Par ailleurs, les montagnes sont des zones de risques naturels, d'intense érosion, de concentration rapide des eaux et où se forment les crues et les inondations qui peuvent être ravageuses pour les parties basses des bassins et les plaines.
Il apparaît également que la qualité des eaux et des milieux aquatiques s'y détériore : des problèmes ponctuels mais persistants d'assainissement, liés ou non à l'activité touristique, ou des pollutions diffuses liées aux élevages ou à la filière laitière s'exercent sur de petits cours d'eau. Sans oublier que la montagne se distingue par un grand nombre de plans d'eau soumis eux aussi à des pressions environnementales plus ou moins fortes. Même si les milieux aquatiques et les zones humides montagnards sont caractérisés par leur richesse et leur densité, l'Office International de l'Eau (OIEau) constate leur dégradation et la détérioration de leurs fonctionnalités sur de vastes territoires. Une pollution encore plus importante des lacs, des torrents et rivières en amont dégradera sans aucun doute la qualité des eaux des fleuves en aval.

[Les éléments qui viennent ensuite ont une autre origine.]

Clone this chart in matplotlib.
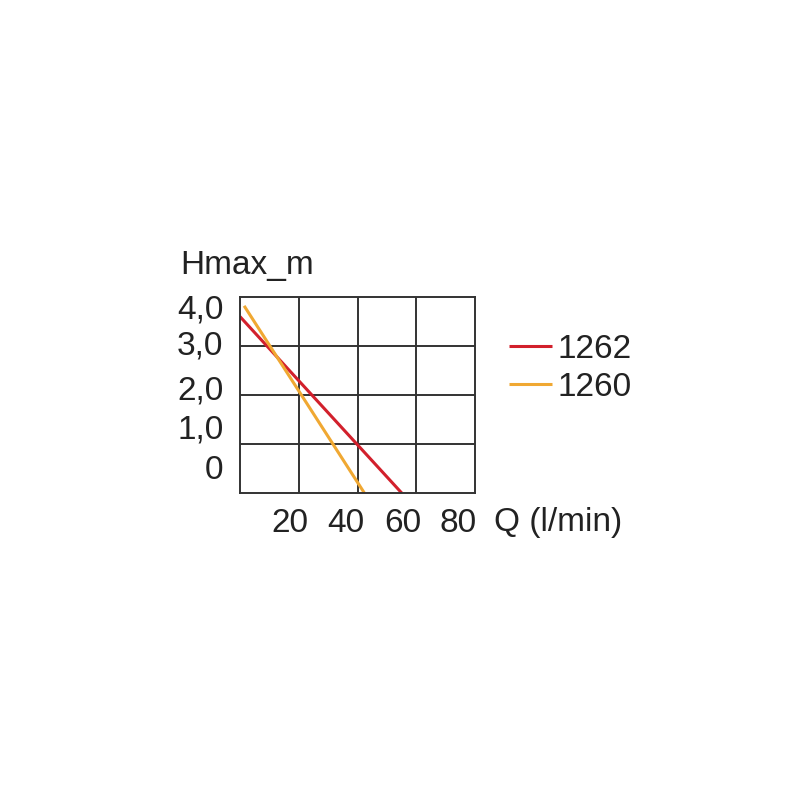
import matplotlib
matplotlib.use("Agg")
import matplotlib.pyplot as plt

# pump curves: flow Q (l/min) vs head Hmax (m)
q_1262 = [0, 55]
h_1262 = [3.6, 0]
q_1260 = [1.4, 42.3]
h_1260 = [3.82, 0]

x_labels = ["20", "40", "60", "80"]
y_labels = ["0", "1,0", "2,0", "3,0", "4,0"]
# where the printed labels sit (they are not on the grid lines)
x_label_pos = [17, 36, 55.5, 74.2]
y_label_pos = [0.53, 1.35, 2.16, 3.08, 3.8]

plt.rcParams['font.family'] = ['Liberation Sans', 'DejaVu Sans']
txt_col = "#222222"
grid_col = "#333333"
fs = 24

fig = plt.figure(figsize=(8, 8), dpi=100)
ax = fig.add_axes([0.3, 0.38375, 0.294, 0.245])

ax.plot(q_1262, h_1262, color="#d2202c", lw=2.2, label="1262", solid_capstyle="butt")
ax.plot(q_1260, h_1260, color="#f0a832", lw=2.2, label="1260", solid_capstyle="butt")

ax.set_xlim(0, 80)
ax.set_ylim(0, 4)

# grid on major ticks, labels on minor ticks
ax.set_xticks([20, 40, 60])
ax.set_yticks([1, 2, 3])
ax.tick_params(which="major", length=0, labelbottom=False, labelleft=False)
ax.set_xticks(x_label_pos, minor=True)
ax.set_xticklabels(x_labels, minor=True)
ax.set_yticks(y_label_pos, minor=True)
ax.set_yticklabels(y_labels, minor=True)
ax.tick_params(which="minor", length=0, labelsize=fs, colors=txt_col)
ax.tick_params(axis="x", which="minor", pad=11)
ax.tick_params(axis="y", which="minor", pad=12)
ax.grid(True, which="major", color=grid_col, lw=1.4)

for s in ax.spines.values():
    s.set_color(grid_col)
    s.set_linewidth(1.4)

fig.text(180 / 800, 1 - 274 / 800, "Hmax_m", fontsize=fs, color=txt_col, va="baseline")
fig.text(494 / 800, 1 - 522 / 800, "Q (l/min)", fontsize=fs, color=txt_col, va="center")

leg = ax.legend(loc="upper left", bbox_to_anchor=(509 / 800, 1 - 334 / 800),
                bbox_transform=fig.transFigure, frameon=False, fontsize=fs,
                handlelength=1.3, handletextpad=0.15, labelspacing=0.2,
                borderpad=0, borderaxespad=0)
for t in leg.get_texts():
    t.set_color(txt_col)

fig.savefig("out.png", dpi=100, facecolor="white")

Enfin, les communes de montagne sont confrontées à une compétition de plus en plus vive entre les différents usages de l'eau : production d'eau potable, activités touristiques en été comme en hiver (canons à neige, sports d'eau), production d'eaux minérales, irrigation en aval et hydroélectricité. En Europe, 96 grandes centrales électriques sur un parc total de 362 (soit 26,5 %) sont implantées en montagne, dont 37 centrales hydrauliques sur 50. En France, la montagne accueille chaque année 20,8 millions de touristes français et 2,9 millions de touristes étrangers.
L'augmentation des besoins en eau des hauts bassins oblige à s'interroger sur la disponibilité des ressources pour l'aval, notamment durant les épisodes de sécheresse.
Les acteurs de la montagne sont donc confrontés à une situation délicate. Bien conscients de leur rôle majeur et de la nécessité de renforcer l'aménagement et la gestion des hauts bassins versants, ils misent sur la Directive Cadre sur l'Eau (DCE) pour renforcer la collaboration amont-aval et partager les responsabilités. Cette directive européenne vise à restaurer d'ici à 2015 un bon état écologique des eaux. Elle reprend pour cela le principe de gestion par bassins versants, déjà mis en place en France depuis de nombreuses années à travers les agences de l'eau. Elle demande en premier lieu d'identifier les « Masses d'Eau » : rivière de plaine, torrent de montagne, estuaire, lac, nappe alluviale, système karstique, côte sableuse… Des indicateurs de qualité et des valeurs de référence du « bon état » sont en passe d'être définis pour chaque type de « Masse d'Eau » rendant alors possible, par exemple, la comparaison de la qualité des eaux des cours d'eau de montagne des Alpes entre la France, l'Autriche, l'Allemagne, la Slovénie ou l'Italie… Pour les masses d'eau de montagne, il n'est pas encore possible de les lister et de préciser leur état écologique mais l'OIEau est convaincu que cette directive est un outil juridique de pointe.
C'est pourquoi, pour bien comprendre cette directive et l'exploiter au mieux en faveur des zones de montagne, tous les acteurs concernés se réuniront en septembre prochain à Megève pour le 2ème colloque international de l'eau en montagne. L'incidence de la DCE sera plus particulièrement abordée par le Réseau International des Organismes de Bassin (RIOB). Mais d'autres manifestations seront conduites en parallèles à l'occasion de ce congrès comme le colloque « l'Eau en montagne » et la rencontre des élus de montagne. Pour Sylvianne Grosset-Janin, adjointe au Maire de Megève, l'objectif de ce congrès est clair : si le premier colloque organisé sur ce thème en septembre 2002 a fait prendre conscience à l'amont des responsabilités que nous avions envers l'aval, ce 2ème colloque doit faire comprendre à l'aval de l'intérêt des châteaux d'eau qu'ils ont en amont, explique-t-elle. Pour les élus de montagne représentés par l'Association Nationale des Elus de Montagne (ANEM), il ne s'agit plus de démontrer que la gestion de la montagne est nécessaire pour le bien de toute la plaine mais de faire participer la plaine à la gestion de cette montagne. Si la montagne fournit la quantité et la qualité, nous souhaitons que l'eau finance l'eau et qu'il y ait une forme de solidarité, de retour pour nous aider, explique Martial Saddier, vice-président de l'ANEM.
Selon l'OIEau, le Forum de Mexico a permis d'échanger sur les grands principes de la gestion de l'eau, mais maintenant il faut passer à l'acte et mettre en place les actions concrètes qui s'imposent d'urgence : le Congrès International de Megève présentera des expériences de terrain, qui marchent et donnent des résultats, qui peuvent être généralisés ou dont on peut s'inspirer pour progresser.
En marge du congrès un ensemble d'événements seront organisés pour les scolaires et le grand public qui pourront ainsi assister à des spectacles, des ateliers et des expositions sur le thème de l'eau.